The area is now marked by the memory of the heroes of the “Heavenly Centuries”, these hundred militants of Maïdan killed by the police – the “Berkut” – and whose destinies has broken down here. Maïdan becomes their sanctuary and the improvised altars – made of bricks and cobblestones – remind the cost of this “victory”
Equipped with my analog camera and black and white films, it is during this historic period that I decided to get there; I wanted to make the post-Maïdan universe timeless. I discovered then the void weighing around the square already symbolic.
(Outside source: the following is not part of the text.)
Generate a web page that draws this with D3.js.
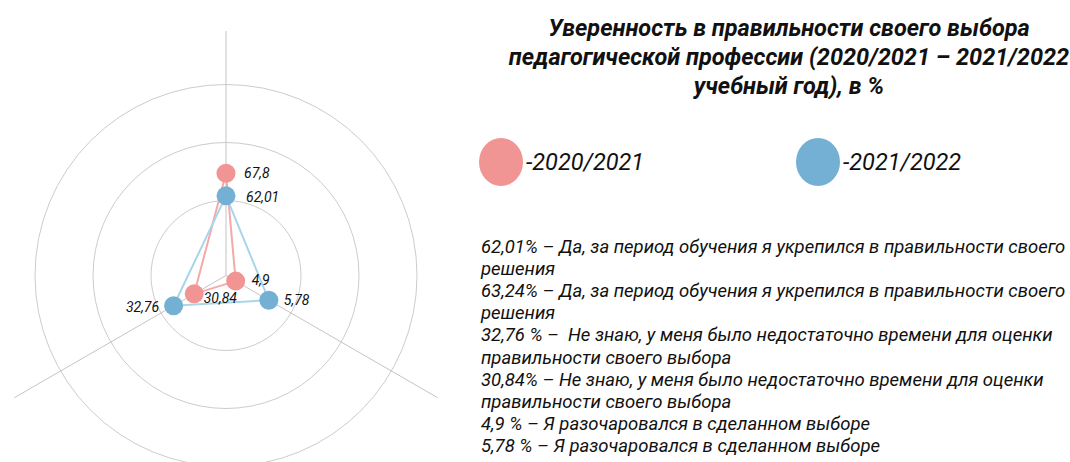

In 2017, I decide to see Maïdan again. But this time with a digital camera. I wanted to use the same framings as in 2014, but in color to create a serie of diptychs to emphasize that life carried on despite the Donbass war, the annexion of Crimea, and a power in Kiev running out of steam, where tensions took hold on unity.
At Maïdan, the contrast is striking: life returned to normal, the onlookers have replaced the makeshift tents. The revolutionary atmosphere has disappeared and the post-Maïdan silence has given way to the noise of traffic jams on Khreschatyk Boulevard. Like any major capital, the esplanade welcomes every day many bystanders and tourists proud to take pictures.
Only the burned facade of the union house, which is concealed under a huge ad, is reminiscent of yesterday’s violence.